RMRK is the native utility token that is used for:
- Currency in the Skybreach metaverse [governance, staking]
- Preventing fungible token spam
- Using RMRK tokens to mint, trade, and generally interact with the NFTs in ecosystem
RMRK tools include:
- RMRK tools to interact with NFTs on the command line and in web apps
- RMRK spec to write your own implementation
- RMRK pinning tools to pin for IPFS and regularly clean outdated pins from services like Pinata
- A standalone, embeddable renderer for RMRK2 composable NFTs
What do you think about this?
Also I’m thinking about whether land plot in Skybreach or any NFT on moonriver can be an asset for lending and borrowing in Apollo? But this seems to be more of a question for devs.
Doesn’t this defeat the purpose of a governance token, since people can simply borrow tokens to vote and return them right afterwards? Curious as to the benefit that adding RMRK to Moonwell would provide.

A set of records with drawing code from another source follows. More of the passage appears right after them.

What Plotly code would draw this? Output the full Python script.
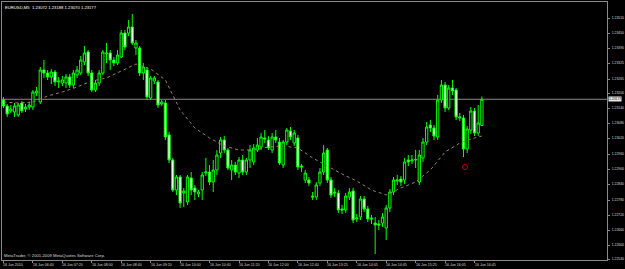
import plotly.graph_objects as go

# ---- data (EURUSD, M5, 16 Jun 2010) ----
opens = [1.23174, 1.23150, 1.23130, 1.23126, 1.23114, 1.23162, 1.23138, 1.23146, 1.23146, 1.23202,
         1.23166, 1.23294, 1.23282, 1.23266, 1.23286, 1.23246, 1.23242, 1.23242, 1.23266, 1.23234,
         1.23274, 1.23282, 1.23326, 1.23366, 1.23282, 1.23214, 1.23242, 1.23282, 1.23358, 1.23362,
         1.23334, 1.23322, 1.23346, 1.23442, 1.23442, 1.23466, 1.23382, 1.23382, 1.23282, 1.23294,
         1.23182, 1.23250, 1.23246, 1.23158, 1.23162, 1.23034, 1.22934, 1.22814, 1.22866, 1.22802,
         1.22766, 1.22862, 1.22822, 1.22798, 1.22814, 1.22882, 1.22886, 1.22846, 1.22894, 1.22962,
         1.23014, 1.22974, 1.22894, 1.22914, 1.22882, 1.22934, 1.22886, 1.22934, 1.22926, 1.22974,
         1.22986, 1.23022, 1.23014, 1.22974, 1.23026, 1.23006, 1.22914, 1.23006, 1.23050, 1.23002,
         1.23022, 1.22910, 1.22854, 1.22854, 1.22790, 1.22786, 1.22842, 1.22886, 1.22974, 1.22854,
         1.22806, 1.22802, 1.22738, 1.22734, 1.22786, 1.22810, 1.22698, 1.22706, 1.22778, 1.22738,
         1.22702, 1.22682, 1.22678, 1.22682, 1.22662, 1.22742, 1.22806, 1.22850, 1.22858, 1.22854,
         1.22934, 1.22930, 1.22934, 1.22846, 1.22942, 1.23006, 1.23074, 1.23062, 1.23026, 1.23174,
         1.23234, 1.23142, 1.23222, 1.23214, 1.23102, 1.23102, 1.22978, 1.23054, 1.23130, 1.23042,
         1.23072]
highs = [1.23186, 1.23158, 1.23154, 1.23162, 1.23162, 1.23170, 1.23158, 1.23166, 1.23214, 1.23226,
         1.23306, 1.23334, 1.23294, 1.23298, 1.23294, 1.23266, 1.23270, 1.23278, 1.23278, 1.23294,
         1.23310, 1.23350, 1.23390, 1.23374, 1.23294, 1.23254, 1.23294, 1.23374, 1.23402, 1.23374,
         1.23346, 1.23374, 1.23454, 1.23454, 1.23494, 1.23518, 1.23414, 1.23390, 1.23322, 1.23306,
         1.23270, 1.23270, 1.23254, 1.23174, 1.23174, 1.23046, 1.22942, 1.22874, 1.22874, 1.22822,
         1.22874, 1.22886, 1.22834, 1.22814, 1.22886, 1.22942, 1.22914, 1.22934, 1.22974, 1.23026,
         1.23030, 1.22982, 1.22934, 1.22926, 1.22946, 1.22954, 1.22942, 1.22994, 1.22998, 1.23022,
         1.23042, 1.23054, 1.23030, 1.23042, 1.23054, 1.23022, 1.23014, 1.23062, 1.23066, 1.23054,
         1.23034, 1.22918, 1.22894, 1.22866, 1.22806, 1.22846, 1.22902, 1.22994, 1.22982, 1.22866,
         1.22822, 1.22814, 1.22754, 1.22802, 1.22822, 1.22822, 1.22718, 1.22790, 1.22790, 1.22750,
         1.22714, 1.22706, 1.22694, 1.22722, 1.22754, 1.22818, 1.22866, 1.22874, 1.22870, 1.22942,
         1.22954, 1.22954, 1.22974, 1.22974, 1.23022, 1.23086, 1.23094, 1.23074, 1.23194, 1.23254,
         1.23246, 1.23234, 1.23254, 1.23222, 1.23122, 1.23114, 1.23070, 1.23146, 1.23142, 1.23154,
         1.23188]
lows = [1.23142, 1.23106, 1.23122, 1.23106, 1.23106, 1.23122, 1.23126, 1.23134, 1.23134, 1.23190,
        1.23158, 1.23262, 1.23254, 1.23238, 1.23230, 1.23222, 1.23230, 1.23222, 1.23222, 1.23222,
        1.23262, 1.23274, 1.23314, 1.23270, 1.23206, 1.23206, 1.23230, 1.23274, 1.23322, 1.23294,
        1.23310, 1.23314, 1.23342, 1.23374, 1.23430, 1.23394, 1.23354, 1.23270, 1.23254, 1.23174,
        1.23174, 1.23238, 1.23142, 1.23150, 1.23014, 1.22922, 1.22806, 1.22794, 1.22742, 1.22746,
        1.22754, 1.22794, 1.22774, 1.22786, 1.22774, 1.22870, 1.22834, 1.22806, 1.22874, 1.22942,
        1.22962, 1.22894, 1.22854, 1.22874, 1.22862, 1.22874, 1.22874, 1.22902, 1.22914, 1.22966,
        1.22974, 1.23002, 1.22974, 1.22962, 1.23002, 1.22914, 1.22902, 1.22994, 1.23014, 1.22990,
        1.22894, 1.22886, 1.22842, 1.22830, 1.22774, 1.22774, 1.22830, 1.22874, 1.22842, 1.22782,
        1.22786, 1.22722, 1.22718, 1.22722, 1.22774, 1.22682, 1.22686, 1.22694, 1.22726, 1.22686,
        1.22678, 1.22558, 1.22654, 1.22666, 1.22614, 1.22726, 1.22794, 1.22834, 1.22830, 1.22838,
        1.22910, 1.22918, 1.22902, 1.22834, 1.22926, 1.22994, 1.23046, 1.23014, 1.23014, 1.23162,
        1.23126, 1.23134, 1.23194, 1.23094, 1.23090, 1.22946, 1.22962, 1.23038, 1.23030, 1.23030,
        1.23070]
closes = [1.23150, 1.23118, 1.23138, 1.23150, 1.23154, 1.23130, 1.23146, 1.23154, 1.23206, 1.23210,
          1.23294, 1.23282, 1.23266, 1.23286, 1.23246, 1.23250, 1.23254, 1.23266, 1.23234, 1.23282,
          1.23294, 1.23334, 1.23362, 1.23282, 1.23214, 1.23242, 1.23282, 1.23366, 1.23362, 1.23334,
          1.23322, 1.23354, 1.23442, 1.23386, 1.23466, 1.23402, 1.23402, 1.23282, 1.23306, 1.23186,
          1.23262, 1.23262, 1.23154, 1.23166, 1.23026, 1.22934, 1.22814, 1.22866, 1.22762, 1.22810,
          1.22866, 1.22814, 1.22806, 1.22806, 1.22874, 1.22886, 1.22846, 1.22894, 1.22954, 1.23014,
          1.22974, 1.22902, 1.22914, 1.22886, 1.22934, 1.22886, 1.22934, 1.22974, 1.22982, 1.22994,
          1.23026, 1.23018, 1.22982, 1.23026, 1.23014, 1.22922, 1.23006, 1.23054, 1.23026, 1.23042,
          1.22906, 1.22906, 1.22882, 1.22842, 1.22786, 1.22834, 1.22886, 1.22962, 1.22854, 1.22794,
          1.22802, 1.22734, 1.22734, 1.22790, 1.22806, 1.22694, 1.22702, 1.22778, 1.22738, 1.22698,
          1.22698, 1.22674, 1.22674, 1.22706, 1.22742, 1.22806, 1.22854, 1.22854, 1.22846, 1.22926,
          1.22926, 1.22934, 1.22936, 1.22954, 1.23006, 1.23066, 1.23062, 1.23030, 1.23174, 1.23234,
          1.23142, 1.23222, 1.23210, 1.23106, 1.23106, 1.22978, 1.23058, 1.23130, 1.23042, 1.23082,
          1.23177]

# moving average (dotted line), sampled every 4 bars
ma_bars = [0, 4, 8, 12, 16, 20, 24, 28, 32, 36, 40, 44, 48, 52, 56, 60, 64,
           68, 72, 76, 80, 84, 88, 92, 96, 100, 104, 108, 112, 116, 120, 124, 128, 130]
ma_vals = [1.23166, 1.23162, 1.23166, 1.23190, 1.23206, 1.23226, 1.23250, 1.23262, 1.23290,
           1.23318, 1.23298, 1.23254, 1.23134, 1.23062, 1.23022, 1.22990, 1.22974, 1.22974,
           1.22986, 1.22990, 1.22982, 1.22942, 1.22910, 1.22878, 1.22850, 1.22814, 1.22794,
           1.22822, 1.22846, 1.22894, 1.22966, 1.23002, 1.23022, 1.23030]

tick_bars = [0, 8, 16, 24, 32, 40, 48, 56, 64, 72, 80, 88, 96, 104, 112, 120, 128]
tick_text = ["16 Jun 2010", "16 Jun 06:40", "16 Jun 07:20", "16 Jun 08:00", "16 Jun 08:40",
             "16 Jun 09:20", "16 Jun 10:00", "16 Jun 10:40", "16 Jun 11:20", "16 Jun 12:00",
             "16 Jun 12:40", "16 Jun 13:25", "16 Jun 14:05", "16 Jun 14:45", "16 Jun 15:25",
             "16 Jun 16:05", "16 Jun 16:45"]

price_ticks = [1.23570, 1.23502, 1.23442, 1.23382, 1.23322, 1.23258, 1.23202, 1.23142, 1.23082,
               1.23022, 1.22958, 1.22898, 1.22838, 1.22774, 1.22714, 1.22654, 1.22594, 1.22538]
price_labels = ["1.23570", "1.23510", "1.23450", "1.23390", "1.23325", "1.23265", "1.23200",
                "1.23140", "1.23080", "1.23020", "1.22960", "1.22900", "1.22840", "1.22780",
                "1.22720", "1.22660", "1.22600", "1.22540"]

last_price = 1.23177
signal_bar = [125.4]
signal_price = [1.22906]

title_text = "EURUSD,M5  1.23072 1.23188 1.23070 1.23177"
copyright_text = "MetaTrader, © 2001-2009 MetaQuotes Software Corp."

FONT = "Liberation Sans"
GRAY = "#8a8a8a"

fig = go.Figure()
fig.add_trace(go.Scatter(x=ma_bars, y=ma_vals, mode="lines",
                         line=dict(color="#9c806a", width=1, dash="dot"), hoverinfo="skip"))
fig.add_trace(go.Candlestick(
    x=list(range(len(opens))), open=opens, high=highs, low=lows, close=closes,
    increasing=dict(line=dict(color="#00FF00", width=1), fillcolor="#000000"),
    decreasing=dict(line=dict(color="#00FF00", width=1), fillcolor="#FFFFFF"),
    whiskerwidth=0))
fig.add_trace(go.Scatter(x=signal_bar, y=signal_price, mode="markers",
                         marker=dict(symbol="circle-open", size=5, color="#C00000",
                                     line=dict(width=1, color="#C00000"))))

fig.add_shape(type="line", xref="paper", x0=0, x1=1, yref="y", y0=last_price, y1=last_price,
              line=dict(color=GRAY, width=1), layer="below")

annotations = []
for b, t in zip(tick_bars, tick_text):
    annotations.append(dict(x=b, xref="x", y=0, yref="paper", text=t, showarrow=False,
                            xanchor="left", yanchor="top", xshift=-2, yshift=-1,
                            font=dict(size=3.6, color="#d8d8d8", family=FONT)))
annotations.append(dict(x=0, xref="paper", y=1, yref="paper", text=title_text, showarrow=False,
                        xanchor="left", yanchor="top", xshift=1, yshift=-1,
                        font=dict(size=4.2, color="#ffffff", family=FONT)))
annotations.append(dict(x=0, xref="paper", y=0, yref="paper", text=copyright_text,
                        showarrow=False, xanchor="left", yanchor="bottom", xshift=0, yshift=0,
                        font=dict(size=4.2, color="#d8d8d8", family=FONT)))
annotations.append(dict(x=1, xref="paper", y=last_price, yref="y", text=f"{last_price:.5f}",
                        showarrow=False, xanchor="left", yanchor="middle", xshift=1,
                        bgcolor="#e8e8e8", borderpad=0,
                        font=dict(size=3.4, color="#000000", family=FONT)))

fig.update_layout(
    width=625, height=269,
    margin=dict(l=2, r=18, t=2, b=9, pad=0),
    paper_bgcolor="#000000", plot_bgcolor="#000000",
    showlegend=False,
    boxgap=0.12,
    annotations=annotations,
    xaxis=dict(range=[-0.4, 164.0], showgrid=False, zeroline=False, showline=True, mirror=True,
               linecolor=GRAY, linewidth=1, ticks="outside", ticklen=2, tickcolor=GRAY,
               tickvals=tick_bars, showticklabels=False, automargin=False,
               rangeslider=dict(visible=False), fixedrange=True),
    yaxis=dict(range=[1.22534, 1.23566], side="right", showgrid=False, zeroline=False,
               showline=True, mirror=True, linecolor=GRAY, linewidth=1, ticks="outside",
               ticklen=2, tickcolor=GRAY, tickvals=price_ticks, ticktext=price_labels,
               ticklabelstandoff=1,
               tickfont=dict(size=3.4, color="#d8d8d8", family=FONT), automargin=False,
               fixedrange=True),
)

fig.write_html("out.html")
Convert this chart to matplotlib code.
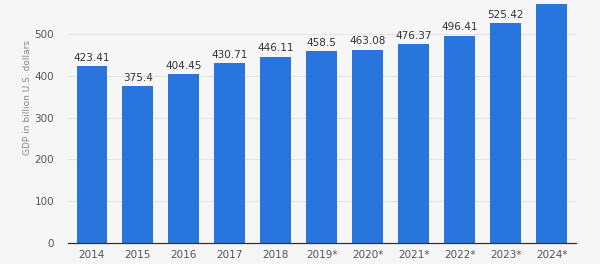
import matplotlib.pyplot as plt

years = ["2014", "2015", "2016", "2017", "2018", "2019*", "2020*", "2021*", "2022*", "2023*", "2024*"]
gdp = [423.41, 375.4, 404.45, 430.71, 446.11, 458.5, 463.08, 476.37, 496.41, 525.42, 572.0]
# the 2024 label sits above the visible area in the reference, so it is left blank
labels = ["423.41", "375.4", "404.45", "430.71", "446.11", "458.5", "463.08", "476.37", "496.41", "525.42", ""]

bg = "#f6f6f6"
fig = plt.figure(figsize=(6, 2.64), dpi=100, facecolor=bg)
ax = fig.add_axes([68 / 600, (264 - 243) / 264, (576 - 68) / 600, (243 - 4) / 264], facecolor=bg)

x = range(len(years))
ax.bar(x, gdp, width=0.67, color="#2876dd", zorder=3)

# value labels above the bars
for i, (v, s) in enumerate(zip(gdp, labels)):
    if s:
        ax.text(i, v + 8, s, ha="center", va="bottom", fontsize=7.5, color="#333333")

ax.set_xlim(-0.52, 10.53)
ax.set_ylim(0, 572)
ax.set_yticks([0, 100, 200, 300, 400, 500])
ax.set_xticks(list(x))
ax.set_xticklabels(years)
ax.tick_params(axis="both", length=0, labelsize=7.5, labelcolor="#555555")
ax.tick_params(axis="x", pad=5)
ax.tick_params(axis="y", pad=10)

ax.grid(axis="y", color="#e4e4e4", linewidth=0.8, zorder=0)
for side in ["top", "right", "left"]:
    ax.spines[side].set_visible(False)
ax.spines["bottom"].set_color("#333333")
ax.spines["bottom"].set_linewidth(0.9)
ax.spines["bottom"].set_zorder(4)

ax.set_ylabel("GDP in billion U.S. dollars", fontsize=6.5, color="#888888")
ax.yaxis.set_label_coords(-0.071, 0.61)

fig.savefig("out.png", dpi=100, facecolor=bg)
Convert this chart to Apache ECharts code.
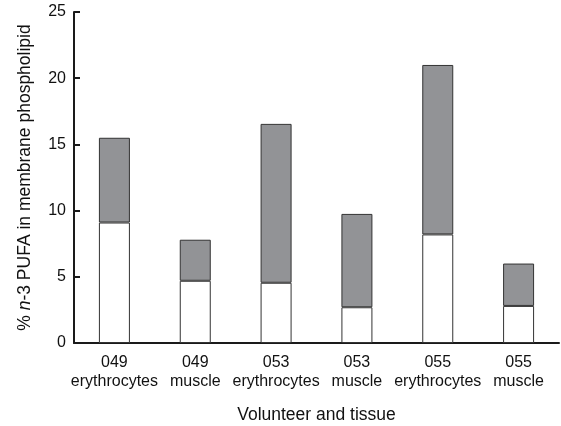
<!DOCTYPE html>
<html>
<head>
<meta charset="utf-8">
<script src="https://cdn.jsdelivr.net/npm/echarts@6/dist/echarts.min.js"></script>
<style>
  html, body { margin: 0; padding: 0; background: #fff; }
  #chart { width: 561px; height: 426px; }
</style>
</head>
<body>
<div id="chart"></div>
<script>
// categories (volunteer + tissue)
var categories = ["049\nerythrocytes", "049\nmuscle", "053\nerythrocytes", "053\nmuscle", "055\nerythrocytes", "055\nmuscle"];
// lower (white) part of each bar
var whiteValues = [9.1, 4.7, 4.55, 2.7, 8.2, 2.8];
// upper (grey) part stacked on top
var greyValues = [6.4, 3.1, 12.0, 7.05, 12.8, 3.2];
var yTicks = [0, 5, 10, 15, 20, 25];

var myChart = echarts.init(document.getElementById("chart"));
var font = "Liberation Sans, Arial, Helvetica, sans-serif";
var option = {
  animation: false,
  backgroundColor: "#fff",
  textStyle: { fontFamily: font },
  grid: { left: 74, top: 12, right: 2, bottom: 83, outerBoundsMode: "none", containLabel: false },
  xAxis: {
    type: "category",
    data: categories,
    name: "Volunteer and tissue",
    nameLocation: "middle",
    nameGap: 63,
    nameTextStyle: { color: "#111", fontSize: 17.5, fontFamily: font },
    axisLine: { lineStyle: { color: "#1a1a1a", width: 2 } },
    axisTick: { show: false },
    axisLabel: { interval: 0, color: "#111", fontSize: 16, lineHeight: 19, margin: 10, fontFamily: font }
  },
  yAxis: {
    type: "value",
    min: yTicks[0],
    max: yTicks[yTicks.length - 1],
    interval: 5,
    name: "% {i|n}-3 PUFA in membrane phospholipid",
    nameLocation: "middle",
    nameGap: 40,
    nameTextStyle: {
      color: "#111", fontSize: 17.5, fontFamily: font,
      rich: { i: { fontStyle: "italic", fontSize: 17.5, color: "#111", fontFamily: font } }
    },
    axisLine: { show: true, lineStyle: { color: "#1a1a1a", width: 2 } },
    axisTick: { show: true, inside: true, length: 6, lineStyle: { color: "#1a1a1a", width: 2 } },
    axisLabel: { color: "#111", fontSize: 16, margin: 8, fontFamily: font },
    splitLine: { show: false }
  },
  series: [
    {
      type: "bar",
      stack: "pufa",
      data: whiteValues,
      barWidth: 31,
      itemStyle: { color: "#ffffff", borderColor: "#333", borderWidth: 1 }
    },
    {
      type: "bar",
      stack: "pufa",
      data: greyValues,
      barWidth: 31,
      itemStyle: { color: "#929396", borderColor: "#333", borderWidth: 1 }
    }
  ]
};
myChart.setOption(option);
</script>
</body>
</html>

Until the metaverse is up and running and RMRK’s own protocols are in development, adding a token makes little sense. But, imagine a fully functioning metaverse and what kind of token trading volume it can generate. People can simply borrow RMRK from moonwell and achieve their own goals. Actually, as it is happening at the moment with the assets on moonwell. The user takes the asset and does whatever he needs to do with it, right?
Sorry, I didn’t quite understand what you wanted to say. We can continue the conversation if you rephrase. Thank you!
I have some thoughts on this, but they are superficial and may seem silly - I’m sorry if I seem like a noob =] I’m just trying to understand. I’m not a dev and I don’t know how to write code. I’ve been thinking about NFT and Liquidity, but I don’t see how it could work…
For example, a pool of 10 nft at $10 is created. So the value of the pool = $100. Next, a synthetic token is created, let’s call it iNFT, which expresses the total value of the locked NFTs.
Then, for example, if we create a pool iNFT/NewToken. Then, on the basis of this synthetic token, the pool will not be able to function because the mechanism for evaluating 10 basic NFTs, the synthetic expression of which is the iNFT token, is not clear? Also, we won’t be able to use the pool because we don’t have a clear understanding of how much each NFT costs, since it’s an illiquid asset and it’s not clear on what basis to take the price at the moment… Therefore, such a trading pair may have crazy volatility or there will be no trading at all hehe
My question is: how is it possible to solve the liquidity problem?